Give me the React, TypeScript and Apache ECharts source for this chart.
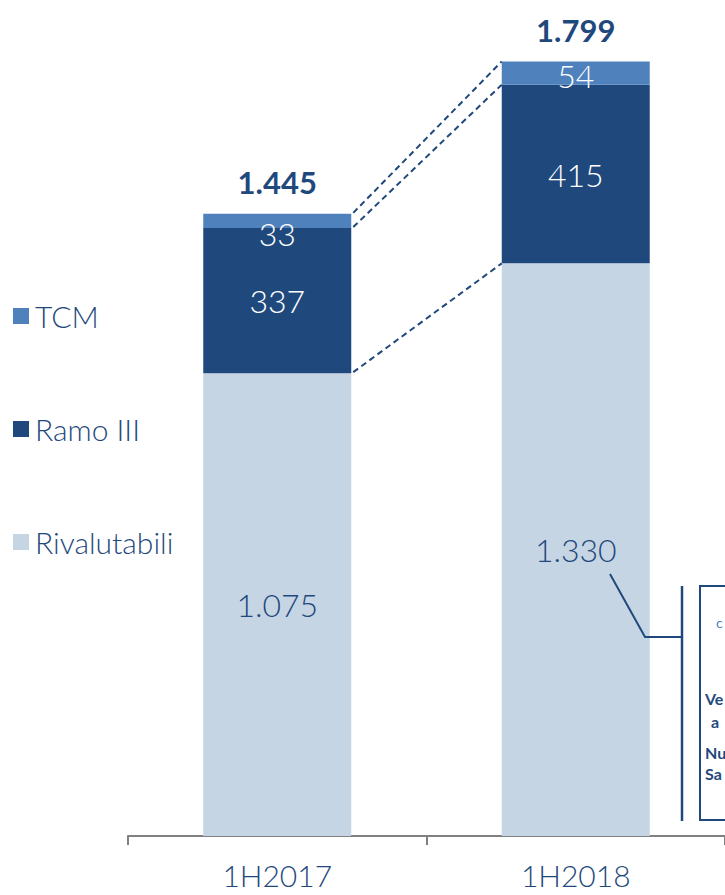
import React, { useEffect, useRef } from "react";
import * as echarts from "echarts";

const categories = ["1H2017", "1H2018"];
const rivalutabili = [1075, 1330];
const ramoIII = [337, 415];
const tcm = [33, 54];
const calloutLines = ["Ve", "a", "Nu", "Sa"];

const DARK = "#1F497D";
const MID = "#4F81BD";
const LIGHT = "#C6D5E4";
const FONT = "Lato, 'Noto Sans', sans-serif";

const fmt = (v: number) => {
  const s = String(Math.round(v));
  return s.replace(/\B(?=(\d{3})+(?!\d))/g, ".");
};

export default function App() {
  const ref = useRef<HTMLDivElement>(null);
  useEffect(() => {
    if (!ref.current) return;
    const chart = echarts.init(ref.current, undefined, { renderer: "svg" });
    const totals = categories.map((_, i) => rivalutabili[i] + ramoIII[i] + tcm[i]);
    const levels = [
      [0, rivalutabili[0], rivalutabili[1]],
      [0, rivalutabili[0] + ramoIII[0], rivalutabili[1] + ramoIII[1]],
      [0, totals[0], totals[1]],
    ];
    const barW = 148;
    chart.setOption({
      animation: false,
      grid: { left: 128, width: 600, top: 61, bottom: 59 },
      legend: {
        orient: "vertical",
        left: 13,
        top: 301,
        padding: 0,
        itemGap: 83,
        itemWidth: 16,
        itemHeight: 16,
        icon: "rect",
        data: ["TCM", "Ramo III", "Rivalutabili"],
        textStyle: { color: DARK, fontSize: 30, fontWeight: 300, fontFamily: FONT, padding: [0, 0, 0, 1] },
      },
      xAxis: {
        type: "category",
        data: categories,
        axisLine: { lineStyle: { color: "#808080", width: 2 } },
        axisTick: { show: true, interval: 0, length: 9, lineStyle: { color: "#808080", width: 2 } },
        axisLabel: { color: DARK, fontSize: 30, fontWeight: 300, fontFamily: FONT, margin: 24 },
      },
      yAxis: { type: "value", min: 0, max: 1800, show: false, splitLine: { show: false } },
      series: [
        {
          name: "Rivalutabili",
          type: "bar",
          stack: "a",
          barWidth: barW,
          data: rivalutabili,
          itemStyle: { color: LIGHT },
          label: {
            show: true,
            position: "inside",
            color: DARK,
            fontSize: 32,
            fontWeight: 300,
            fontFamily: FONT,
            formatter: (p: any) => fmt(p.value),
          },
        },
        {
          name: "Ramo III",
          type: "bar",
          stack: "a",
          barWidth: barW,
          data: ramoIII,
          itemStyle: { color: DARK },
          label: { show: true, position: "inside", color: "#fff", fontSize: 32, fontWeight: 300, fontFamily: FONT },
        },
        {
          name: "TCM",
          type: "bar",
          stack: "a",
          barWidth: barW,
          data: tcm.map((v, i) => ({ value: v, label: { offset: [0, i === 0 ? 13 : 2] } })),
          itemStyle: { color: MID },
          label: { show: true, position: "inside", color: "#fff", fontSize: 32, fontWeight: 300, fontFamily: FONT },
        },
        {
          name: "Totale",
          type: "bar",
          stack: "a",
          barWidth: barW,
          data: totals.map(() => 0),
          itemStyle: { color: "transparent" },
          label: {
            show: true,
            position: "top",
            distance: 16,
            color: DARK,
            fontSize: 31,
            fontWeight: "bold",
            fontFamily: FONT,
            formatter: (p: any) => fmt(totals[p.dataIndex]),
          },
        },
        {
          type: "custom",
          name: "connectors",
          data: levels,
          encode: { x: 0, y: 1 },
          z: 5,
          renderItem: (params: any, api: any) => {
            const a = api.coord([0, api.value(1)]);
            const b = api.coord([1, api.value(2)]);
            return {
              type: "line",
              shape: { x1: a[0] + barW / 2 + 2, y1: a[1] - 1, x2: b[0] - barW / 2, y2: b[1] },
              style: { stroke: DARK, lineWidth: 2, lineDash: [6, 4], fill: null },
            };
          },
        },
      ],
      graphic: [
        {
          type: "polyline",
          z: 100,
          shape: { points: [[610, 574], [645, 637], [682, 637]] },
          style: { stroke: DARK, lineWidth: 2, fill: null },
        },
        {
          type: "line",
          z: 100,
          shape: { x1: 682, y1: 586, x2: 682, y2: 821 },
          style: { stroke: DARK, lineWidth: 2.5 },
        },
        {
          type: "rect",
          z: 100,
          shape: { x: 700, y: 586, width: 80, height: 234 },
          style: { stroke: DARK, lineWidth: 2, fill: "#fff" },
        },
        {
          type: "text",
          z: 101,
          x: 716,
          y: 622,
          style: { text: "c", fill: MID, fontSize: 14, fontFamily: FONT, verticalAlign: "middle" },
        },
        ...calloutLines.map((t, i) => ({
          type: "text",
          z: 101,
          x: i === 1 ? 711 : 705,
          y: [698, 721, 752, 773][i],
          style: {
            text: t,
            fill: DARK,
            fontSize: 16,
            fontWeight: "bold",
            fontFamily: FONT,
            verticalAlign: "middle",
          },
        })),
      ],
    });
    return () => chart.dispose();
  }, []);
  return (
    <div
      ref={ref}
      style={{ position: "fixed", left: 0, top: 0, width: 725, height: 895, background: "#fff" }}
    />
  );
}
----
◆ **Set task**
Copy the whole listing above word for word but do not carry over the pictures.

◆ **Solution to the exercise**
Give me the React, TypeScript and Apache ECharts source for this chart.
import React, { useEffect, useRef } from "react";
import * as echarts from "echarts";

const categories = ["1H2017", "1H2018"];
const rivalutabili = [1075, 1330];
const ramoIII = [337, 415];
const tcm = [33, 54];
const calloutLines = ["Ve", "a", "Nu", "Sa"];

const DARK = "#1F497D";
const MID = "#4F81BD";
const LIGHT = "#C6D5E4";
const FONT = "Lato, 'Noto Sans', sans-serif";

const fmt = (v: number) => {
  const s = String(Math.round(v));
  return s.replace(/\B(?=(\d{3})+(?!\d))/g, ".");
};

export default function App() {
  const ref = useRef<HTMLDivElement>(null);
  useEffect(() => {
    if (!ref.current) return;
    const chart = echarts.init(ref.current, undefined, { renderer: "svg" });
    const totals = categories.map((_, i) => rivalutabili[i] + ramoIII[i] + tcm[i]);
    const levels = [
      [0, rivalutabili[0], rivalutabili[1]],
      [0, rivalutabili[0] + ramoIII[0], rivalutabili[1] + ramoIII[1]],
      [0, totals[0], totals[1]],
    ];
    const barW = 148;
    chart.setOption({
      animation: false,
      grid: { left: 128, width: 600, top: 61, bottom: 59 },
      legend: {
        orient: "vertical",
        left: 13,
        top: 301,
        padding: 0,
        itemGap: 83,
        itemWidth: 16,
        itemHeight: 16,
        icon: "rect",
        data: ["TCM", "Ramo III", "Rivalutabili"],
        textStyle: { color: DARK, fontSize: 30, fontWeight: 300, fontFamily: FONT, padding: [0, 0, 0, 1] },
      },
      xAxis: {
        type: "category",
        data: categories,
        axisLine: { lineStyle: { color: "#808080", width: 2 } },
        axisTick: { show: true, interval: 0, length: 9, lineStyle: { color: "#808080", width: 2 } },
        axisLabel: { color: DARK, fontSize: 30, fontWeight: 300, fontFamily: FONT, margin: 24 },
      },
      yAxis: { type: "value", min: 0, max: 1800, show: false, splitLine: { show: false } },
      series: [
        {
          name: "Rivalutabili",
          type: "bar",
          stack: "a",
          barWidth: barW,
          data: rivalutabili,
          itemStyle: { color: LIGHT },
          label: {
            show: true,
            position: "inside",
            color: DARK,
            fontSize: 32,
            fontWeight: 300,
            fontFamily: FONT,
            formatter: (p: any) => fmt(p.value),
          },
        },
        {
          name: "Ramo III",
          type: "bar",
          stack: "a",
          barWidth: barW,
          data: ramoIII,
          itemStyle: { color: DARK },
          label: { show: true, position: "inside", color: "#fff", fontSize: 32, fontWeight: 300, fontFamily: FONT },
        },
        {
          name: "TCM",
          type: "bar",
          stack: "a",
          barWidth: barW,
          data: tcm.map((v, i) => ({ value: v, label: { offset: [0, i === 0 ? 13 : 2] } })),
          itemStyle: { color: MID },
          label: { show: true, position: "inside", color: "#fff", fontSize: 32, fontWeight: 300, fontFamily: FONT },
        },
        {
          name: "Totale",
          type: "bar",
          stack: "a",
          barWidth: barW,
          data: totals.map(() => 0),
          itemStyle: { color: "transparent" },
          label: {
            show: true,
            position: "top",
            distance: 16,
            color: DARK,
            fontSize: 31,
            fontWeight: "bold",
            fontFamily: FONT,
            formatter: (p: any) => fmt(totals[p.dataIndex]),
          },
        },
        {
          type: "custom",
          name: "connectors",
          data: levels,
          encode: { x: 0, y: 1 },
          z: 5,
          renderItem: (params: any, api: any) => {
            const a = api.coord([0, api.value(1)]);
            const b = api.coord([1, api.value(2)]);
            return {
              type: "line",
              shape: { x1: a[0] + barW / 2 + 2, y1: a[1] - 1, x2: b[0] - barW / 2, y2: b[1] },
              style: { stroke: DARK, lineWidth: 2, lineDash: [6, 4], fill: null },
            };
          },
        },
      ],
      graphic: [
        {
          type: "polyline",
          z: 100,
          shape: { points: [[610, 574], [645, 637], [682, 637]] },
          style: { stroke: DARK, lineWidth: 2, fill: null },
        },
        {
          type: "line",
          z: 100,
          shape: { x1: 682, y1: 586, x2: 682, y2: 821 },
          style: { stroke: DARK, lineWidth: 2.5 },
        },
        {
          type: "rect",
          z: 100,
          shape: { x: 700, y: 586, width: 80, height: 234 },
          style: { stroke: DARK, lineWidth: 2, fill: "#fff" },
        },
        {
          type: "text",
          z: 101,
          x: 716,
          y: 622,
          style: { text: "c", fill: MID, fontSize: 14, fontFamily: FONT, verticalAlign: "middle" },
        },
        ...calloutLines.map((t, i) => ({
          type: "text",
          z: 101,
          x: i === 1 ? 711 : 705,
          y: [698, 721, 752, 773][i],
          style: {
            text: t,
            fill: DARK,
            fontSize: 16,
            fontWeight: "bold",
            fontFamily: FONT,
            verticalAlign: "middle",
          },
        })),
      ],
    });
    return () => chart.dispose();
  }, []);
  return (
    <div
      ref={ref}
      style={{ position: "fixed", left: 0, top: 0, width: 725, height: 895, background: "#fff" }}
    />
  );
}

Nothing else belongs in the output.